I have a 1971 Johnson 125hp. Hydroelectric shift. Last night I went out on the lake. I stopped the boat to look at the comet. It started fine and went on my way. I stopped at a friends house. When I left, started and backed out. Went to go forward, I had no forward just rev’d. I unplugged the solenoids wires and it started in forward and made it back home with no issues.

I just took apart the remote control, thinking it was the switch since it will go into stay in forward. The switch ohm’d out good. I started it and moved the switch with my finger. Neutral is neutral and it going into reverse. But it will not go in to forward. And has started to grind. With the switch unplugged it will stay and start in forward. Since it goes into neutral and reverse. It seems like the solenoids are working. And hydro pressure to shift out of forward when it starts. What could it be? If I unplugged the switch awhile it’s running in goes into forward fine. Any suggestions to what I can look at?
 
I can rebuild your unit without looking in a manual.-----There is no power to the solenoids to get forward.-------A spring moves the clutch dog into forward gear.-----I say the bore for the shift piston has dirt embedded in it and the spring can not overcome that dirt !----Easy fix here on my work bench.
 
Yea. Everything electrical is working. I can start it in gear. Shift in neutral just can’t shift back to forward after. I can go from reverse to neutral no problem. Can you explain why it would spring back without the engine running, but not with it running? If it’s dirt then the piston is not closing off neutral completely till I stop the engine from spinning?
 
I would agree, it might be dirt. But no way would I go into that without checking the electrical system. Use jumper wires at the motor to make it shift---if it will. Do it repeatedly.
 
I would agree, it might be dirt. But no way would I go into that without checking the electrical system. Use jumper wires at the motor to make it shift---if it will. Do it repeatedly.

as I said I have checked the wiring. Using the T/S in the manual. I shift in neutral when started. It shift in reverse and back to neutral. It tries to shift in forward, but grinds. If I start in forward it’s in forward and will go to neutral, I can’t not go back to forward. I ohm’ d the switch and checked power. The switch operates normal. I’ll try and change the gear oil.
 
Actually I just move the Throttle back and forth about 20 times. Started it and it went to forward with little grinding. I kept going forward to neutral several times and it got better. I think I’ll still change the oil though.
 
You are not doing what I suggested. Maybe I didn't make myself clear.
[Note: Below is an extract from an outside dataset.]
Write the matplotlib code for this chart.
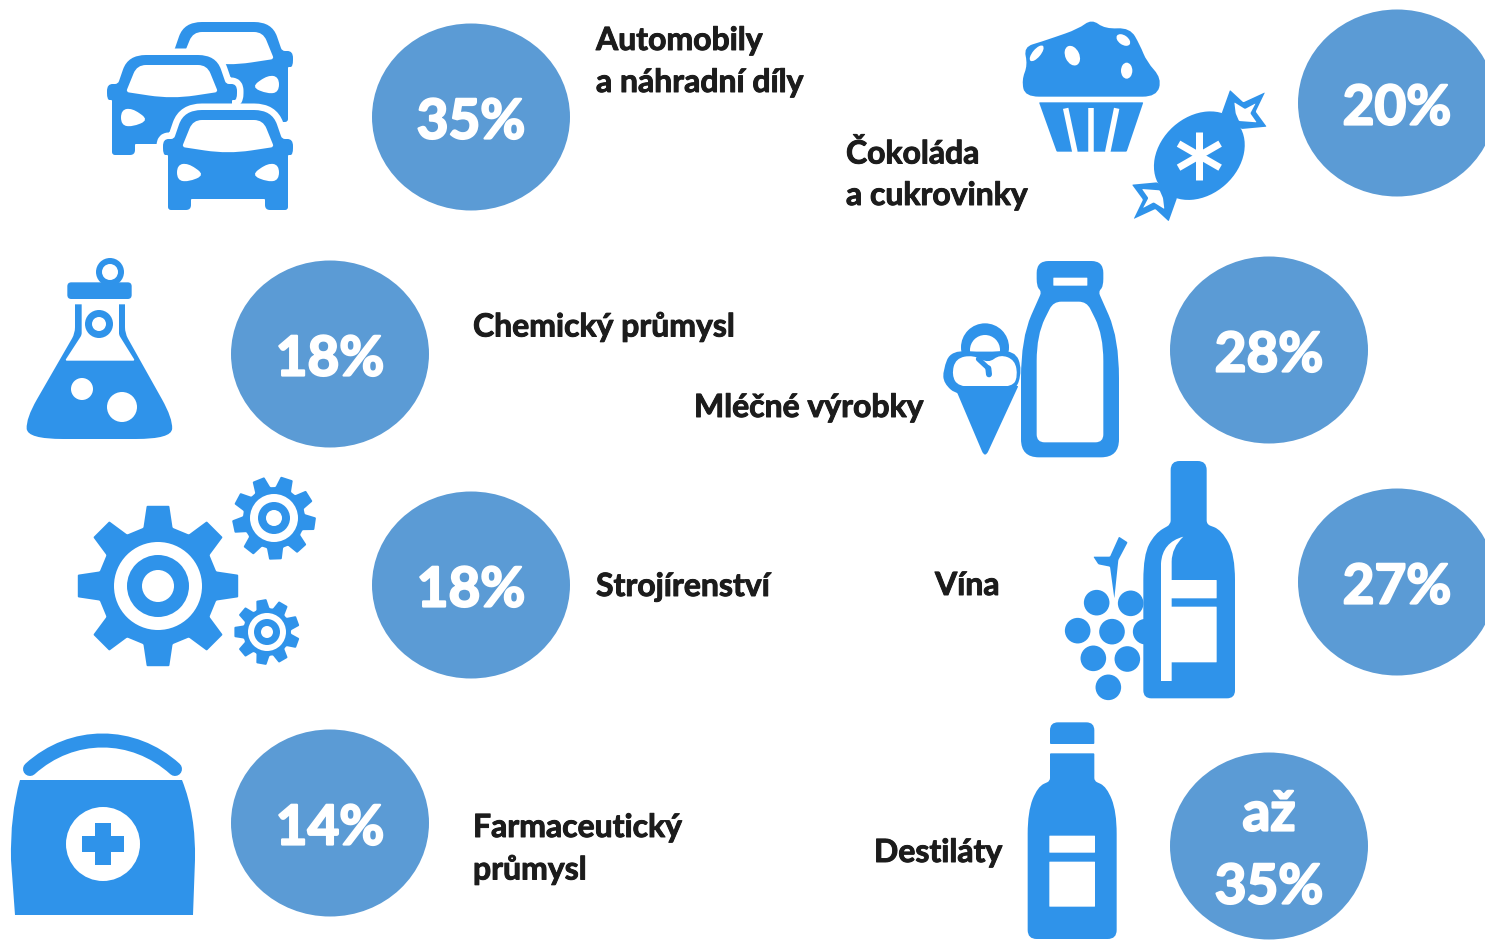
import numpy as np
import matplotlib
matplotlib.use("Agg")
import matplotlib.pyplot as plt
import matplotlib.patheffects as pe
from matplotlib.path import Path
from matplotlib.patches import PathPatch, Ellipse, Circle, Polygon

# ---- content ----
categories = ["Automobily\na náhradní díly", "Chemický průmysl", "Strojírenství",
              "Farmaceutický\nprůmysl", "Čokoláda\na cukrovinky", "Mléčné výrobky",
              "Vína", "Destiláty"]
shares = ["35%", "18%", "18%", "14%", "20%", "28%", "27%", "až\n35%"]

# ---- layout ----
bubble_x = [471, 330, 471, 330, 1397, 1269, 1397, 1269]
bubble_y = [117, 354, 585, 823, 103, 350, 582, 846]
label_x = [596, 473, 596, 473, 846, 694, 935, 874]
label_y = [38, 324, 584, 825, 151, 405, 583, 850]
BUBBLE = "#5B9BD5"
ICON = "#2F93EA"
WHITE = "#FFFFFF"
INK = "#1C1C1C"
FONT = "Lato"

fig = plt.figure(figsize=(14.85, 9.40), dpi=100)
ax = fig.add_axes([0, 0, 1, 1])
ax.set_xlim(0, 1485)
ax.set_ylim(940, 0)
ax.axis("off")
PX = 0.72


def rpoly(pts, r=4, color=ICON, z=2, edge=None, elw=0):
    pts = np.asarray(pts, float)
    n = len(pts)
    rs = np.full(n, r, float) if np.isscalar(r) else np.asarray(r, float)
    verts, codes = [], []
    for i in range(n):
        p0, p, p1 = pts[i - 1], pts[i], pts[(i + 1) % n]
        d0, d1 = p0 - p, p1 - p
        l0, l1 = np.hypot(*d0), np.hypot(*d1)
        a = p + d0 / l0 * min(rs[i], l0 / 2)
        b = p + d1 / l1 * min(rs[i], l1 / 2)
        verts.append(a)
        codes.append(Path.MOVETO if i == 0 else Path.LINETO)
        verts += [p, b]
        codes += [Path.CURVE3, Path.CURVE3]
    verts.append(verts[0])
    codes.append(Path.CLOSEPOLY)
    patch = PathPatch(Path(verts, codes), facecolor=color,
                      edgecolor=edge if edge else "none", lw=elw * PX, zorder=z,
                      joinstyle="round")
    ax.add_patch(patch)
    return patch


def zm(points, ox, oy):
    return [(ox + x / 3, oy + y / 3) for x, y in points]


def circ(x, y, r, color=ICON, z=2):
    ax.add_patch(Circle((x, y), r, facecolor=color, edgecolor="none", zorder=z))


def stroke(p0, p1, w, color=WHITE, z=3, cap="butt"):
    ax.plot([p0[0], p1[0]], [p0[1], p1[1]], color=color, lw=w * PX, zorder=z,
            solid_capstyle=cap)


# ---- cars ----
def car(cx, top, halo=0, z=2):
    o = [(-44, 0), (44, 0), (54, 29), (65, 29), (65, 45), (60, 45), (60, 100), (37, 100),
         (37, 89), (-37, 89), (-37, 100), (-60, 100), (-60, 45), (-65, 45), (-65, 29), (-54, 29)]
    o = [(cx + x, top + y) for x, y in o]
    rads = [18, 18, 3, 7, 7, 1, 3, 5, 1, 1, 5, 3, 1, 7, 7, 3]
    if halo:
        rpoly(o, rads, WHITE, z, edge=WHITE, elw=halo)
    rpoly(o, rads, ICON, z + .1)
    win = [(-35, 10), (35, 10), (46, 37), (0, 44), (-46, 37)]
    rpoly([(cx + x, top + y) for x, y in win], [9, 9, 3, 48, 3], WHITE, z + .2)
    for s in (-1, 1):
        hl = [(s * 51, 55), (s * 40, 53), (s * 23, 65), (s * 40, 72), (s * 51, 70)]
        rpoly([(cx + x, top + y) for x, y in hl], 9, WHITE, z + .2)


car(228, 22, z=2)
car(172, 55, halo=13, z=3)
car(228, 110, halo=13, z=4)

# ---- flask ----
ox, oy = 20, 255
circ(110, 272, 14)
circ(110, 272, 8, WHITE, 3)
rpoly(zm([(142, 82), (335, 82), (335, 132), (142, 132)], ox, oy), 4)
rpoly(zm([(165, 148), (315, 148), (315, 235), (458, 490), (455, 552), (22, 552), (18, 490), (165, 235)], ox, oy),
      [0, 0, 6, 22, 36, 36, 22, 6])
rpoly(zm([(185, 140), (297, 140), (297, 240), (345, 317), (135, 317), (185, 240)], ox, oy), 2, WHITE, 3)
circ(99, 324, 14, ICON, 4)
circ(99, 324, 7, WHITE, 5)
circ(82, 389, 11, WHITE, 3)
circ(122, 407, 15, WHITE, 3)


# ---- gears ----
def gear(cx, cy, outer, root, rings, teeth, rot, half_out):
    pts = []
    for k in range(teeth):
        a = np.radians(rot) + 2 * np.pi * k / teeth
        half_root = half_out * 1.3 * outer / root
        for ang, rad in [(a - half_root, root), (a - half_out, outer), (a + half_out, outer), (a + half_root, root)]:
            pts.append((cx + rad * np.cos(ang), cy + rad * np.sin(ang)))
    rpoly(pts, 1)
    circ(cx, cy, rings[0], WHITE, 3)
    circ(cx, cy, rings[1], ICON, 4)
    circ(cx, cy, rings[2], WHITE, 5)


gear(158, 586, 81, 60, (44, 31, 16), 8, 0, 0.14)
gear(274, 518, 42, 31, (24, 16, 8), 9, 8, 0.15)
gear(267, 632, 33, 24, (19, 13, 6), 9, 20, 0.155)

# ---- medical bag ----
hv = [(30, 769), (72, 731), (133, 731), (175, 769)]
ax.add_patch(PathPatch(Path(hv, [Path.MOVETO, Path.CURVE4, Path.CURVE4, Path.CURVE4]), facecolor="none",
                       edgecolor=ICON, lw=14 * PX, capstyle="round", zorder=2))
bv = [(20, 780), (182, 780), (196, 815), (195, 860), (193, 915), (15, 915), (11, 860), (10, 815), (20, 780), (20, 780)]
bc = [Path.MOVETO, Path.LINETO, Path.CURVE3, Path.CURVE3, Path.LINETO, Path.LINETO, Path.LINETO, Path.CURVE3,
      Path.CURVE3, Path.CLOSEPOLY]
ax.add_patch(PathPatch(Path(bv, bc), facecolor=ICON, edgecolor="none", zorder=2))
circ(103, 844, 37, WHITE, 3)
ax.add_patch(Polygon([(95, 823), (111, 823), (111, 836), (124, 836), (124, 852), (111, 852), (111, 865), (95, 865),
                      (95, 852), (82, 852), (82, 836), (95, 836)], closed=True, facecolor=ICON, edgecolor="none", zorder=4))

# ---- muffin and candy ----
ox, oy = 1015, 15
rpoly(zm([(30, 245), (20, 195), (38, 150), (26, 96), (80, 80), (190, 42), (230, 12), (270, 42), (345, 38),
          (375, 90), (395, 140), (440, 190), (425, 245)], ox, oy),
      [14, 14, 14, 14, 14, 14, 14, 14, 14, 14, 24, 24, 14])
for ex, ey, ew, eh, ang in [(65, 115, 24, 58, 40), (172, 122, 42, 62, -25), (325, 75, 28, 46, -55), (335, 167, 34, 48, 0)]:
    ax.add_patch(Ellipse((ox + ex / 3, oy + ey / 3), ew / 3, eh / 3, angle=ang, facecolor=WHITE, edgecolor="none", zorder=3))
rpoly(zm([(72, 262), (385, 262), (335, 410), (125, 410)], ox, oy), 1)
for a, b in [((152, 280), (180, 412)), ((228, 280), (228, 412)), ((305, 280), (278, 412))]:
    p = zm([a, b], ox, oy)
    stroke(p[0], p[1], 5.5)

cand = (ox + 553 / 3, oy + 422 / 3)
ax.add_patch(Ellipse(cand, 100, 78, angle=-42, facecolor=ICON, edgecolor="none", zorder=2))
tail = [(620, 295), (645, 225), (685, 262), (750, 232), (722, 290), (755, 335), (680, 342)]
tail_in = [(662, 295), (658, 262), (690, 282), (722, 265), (706, 295), (725, 322), (672, 318)]
for sgn in (1, -1):
    t = [(553 + sgn * (x - 553), 422 + sgn * (y - 422)) for x, y in tail]
    ti = [(553 + sgn * (x - 553), 422 + sgn * (y - 422)) for x, y in tail_in]
    rpoly(zm(t, ox, oy), 1)
    rpoly(zm(ti, ox, oy), 1, WHITE, 3)
for ang in (90, 30, 150):
    dx, dy = 24 * np.cos(np.radians(ang)), 24 * np.sin(np.radians(ang))
    stroke((cand[0] - dx, cand[1] - dy), (cand[0] + dx, cand[1] + dy), 7, WHITE, 4)

# ---- milk and ice cream ----
ox, oy = 935, 255
rpoly(zm([(305, 18), (505, 18), (505, 95), (490, 110), (552, 250), (552, 607), (258, 607), (258, 250), (320, 110), (305, 95)], ox, oy),
      [12, 12, 8, 4, 40, 18, 18, 40, 4, 8])
rpoly(zm([(355, 140), (455, 140), (505, 240), (505, 562), (305, 562), (305, 240)], ox, oy), [8, 8, 26, 8, 8, 26], WHITE, 3)
rpoly(zm([(355, 68), (457, 68), (457, 92), (355, 92)], ox, oy), 0.5, WHITE, 3)
circ(ox + 150 / 3, oy + 277 / 3, 24, ICON, 2)
circ(ox + 150 / 3, oy + 285 / 3, 15, WHITE, 2.1)
rpoly(zm([(24, 345), (48, 285), (150, 292), (240, 285), (262, 345), (240, 415), (68, 422), (26, 385)], ox, oy), 18, ICON, 2.2)
rpoly(zm([(50, 360), (62, 310), (115, 300), (160, 325), (195, 298), (240, 315), (248, 365), (232, 395), (70, 395)], ox, oy),
      12, WHITE, 2.3)
p = zm([(130, 312), (160, 340)], ox, oy)
stroke(p[0], p[1], 5, ICON, 2.4, "round")
p = zm([(160, 340), (162, 358)], ox, oy)
stroke(p[0], p[1], 6, ICON, 2.4, "round")
rpoly(zm([(58, 393), (250, 393), (150, 610)], ox, oy), [1, 1, 8], ICON, 2.5)

# ---- wine ----
ox, oy = 1055, 455
for gx, gy in [(125, 443), (227, 445), (68, 527), (171, 530), (272, 530), (115, 610), (217, 612), (160, 697)]:
    circ(ox + gx / 3, oy + gy / 3, 12.8)
rpoly(zm([(115, 305), (165, 305), (192, 245), (218, 262), (190, 315), (178, 430), (165, 335), (130, 328)], ox, oy), 1)
rpoly(zm([(347, 18), (455, 18), (455, 208), (500, 225), (540, 300), (540, 730), (265, 730), (265, 300), (300, 235), (347, 208)], ox, oy),
      [9, 9, 4, 20, 25, 8, 8, 25, 20, 4], ICON, 3)
hv = zm([(385, 245), (322, 262), (318, 325), (318, 678), (350, 678), (350, 320), (350, 278), (385, 245), (385, 245)], ox, oy)
hc = [Path.MOVETO, Path.CURVE3, Path.CURVE3, Path.LINETO, Path.LINETO, Path.LINETO, Path.CURVE3, Path.CURVE3, Path.CLOSEPOLY]
ax.add_patch(PathPatch(Path(hv, hc), facecolor=WHITE, edgecolor="none", zorder=4))
rpoly(zm([(345, 375), (485, 375), (485, 430), (345, 430)], ox, oy), 0.5, WHITE, 4)
rpoly(zm([(345, 455), (485, 455), (485, 622), (345, 622)], ox, oy), 0.5, WHITE, 4)

# ---- spirits ----
ox, oy = 1015, 715
rpoly(zm([(105, 22), (238, 22), (238, 87), (105, 87)], ox, oy), [8, 8, 1, 1])
rpoly(zm([(105, 115), (238, 115), (238, 198), (275, 215), (305, 290), (305, 672), (38, 672), (38, 290), (68, 215), (105, 198)], ox, oy),
      [1, 1, 3, 18, 22, 9, 9, 22, 18, 3])
rpoly(zm([(103, 362), (240, 362), (240, 413), (103, 413)], ox, oy), 0.5, WHITE, 3)
rpoly(zm([(103, 440), (240, 440), (240, 575), (103, 575)], ox, oy), 0.5, WHITE, 3)

# ---- bubbles and text ----
for bx, by, share in zip(bubble_x, bubble_y, shares):
    ax.add_patch(Ellipse((bx, by), 198, 187, facecolor=BUBBLE, edgecolor="none", zorder=5))
    lines = share.split("\n")
    offs = [1] if len(lines) == 1 else [-36, 37]
    for ln, off in zip(lines, offs):
        t = ax.text(bx, by + off, ln, color=WHITE, fontsize=39.5, family=FONT, weight="bold",
                    ha="center", va="center_baseline", zorder=6)
        t.set_path_effects([pe.withStroke(linewidth=1.6, foreground=WHITE)])

for lx, ly, cat in zip(label_x, label_y, categories):
    for i, ln in enumerate(cat.split("\n")):
        t = ax.text(lx, ly + i * 42, ln, color=INK, fontsize=23, family=FONT, weight="bold",
                    ha="left", va="center_baseline", zorder=6)
        t.set_path_effects([pe.withStroke(linewidth=0.7, foreground=INK)])

fig.savefig("out.png", dpi=100, facecolor="white")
Locate the blue and green shift wires at the powerhead and disconnect them. Since it takes electricity to get it out of forward, and you have no electricity (wires disconnected), it should be in forward, running or not. And not grinding, if running.

Second step: Connect a jumper wire to the battery +, and touch the other end to the green wire leading to the lower unit (motor running). Should instantly go into neutral. Disconnect jumper and it should instantly go into forward with no grinding. If it doesn't pass, there is a problem in the lower unit, typically sticking piston in the oil pump, but not always.

Third step: Repeat test, this time touching jumper to both blue and green wires at the same time. That will make it go into reverse. Disconnect jumper and it should go into forward with no grinding.

Try it several times, FNR, till you are sure.

Common problem in lower unit is microscopic grit jamming the piston in the oil pump. When that happens, unless you are lucky, you won't unjam it without taking it completely apart.

Moral: This illustrates why it is mandatory that the oil be changed as regular maintenance. By microscopic grit, I mean the by-product from normal wear and tear (the stuff that makes the oil turn black).
 
You’re not reading what I said, in the first post. I did do that. I checked all the wiring, switch and Solenoids before I posted here. And did what you said going FNR with just the key on got it unstuck. Thanks.

I change the oil every 100 hours. It’s been 50.